Groupon GRPN shares have had a rocky start since the IPO back in 2011, dropping from an opening price of $20 to below the $3 mark at one point, but perhaps there is light at the end of the tunnel.
In a note released Monday, Wells Fargo's senior analyst Trisha Dill detailed her reasoning behind a bullish view on the future of Groupon.
Dill titled the note "GRPN: Beginning to See a 'Good' Path to Profitability." She points to four key factors that clearing this path.
- A mix shift to apparel, a category that is arguably one of the most profitable and fastest growing online retail markets.
- The development of a Groupon Goods private label which will lead to improved product margins.
- Improved relations with vendors as the business scales in conjunction with the addition of experienced off-price buyers from Ideeli.
- More economical shipping resulting from the move away from third party logistics, the launch of a mobile shopping cart and expansion to the pilot testing of the company's local pickup program.

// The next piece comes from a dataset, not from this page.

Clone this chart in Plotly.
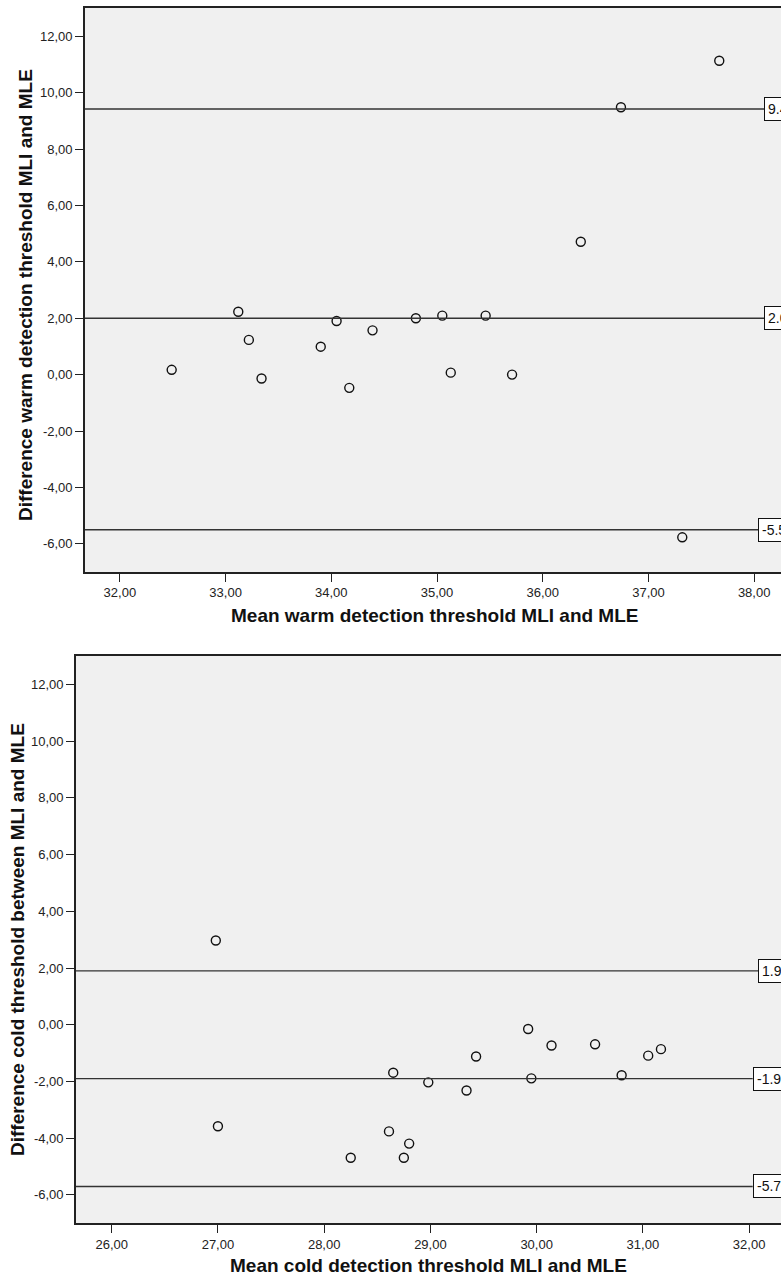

In summarizing her view on the company, Dill had this to say: "We believe Groupon is positioned well to take continued share in the massive local commerce market. We are bullish on the company's strategy to transform into a "pull" marketplace, away from its daily deals legacy, and early indications suggest this transition is gaining traction."
Turning to the valuation of the stock, Wells Fargo rates the stock as Outperform with a price target range of $13 to $14. At last check Groupon is trading at $10.45 up 4.5 percent for Tuesday.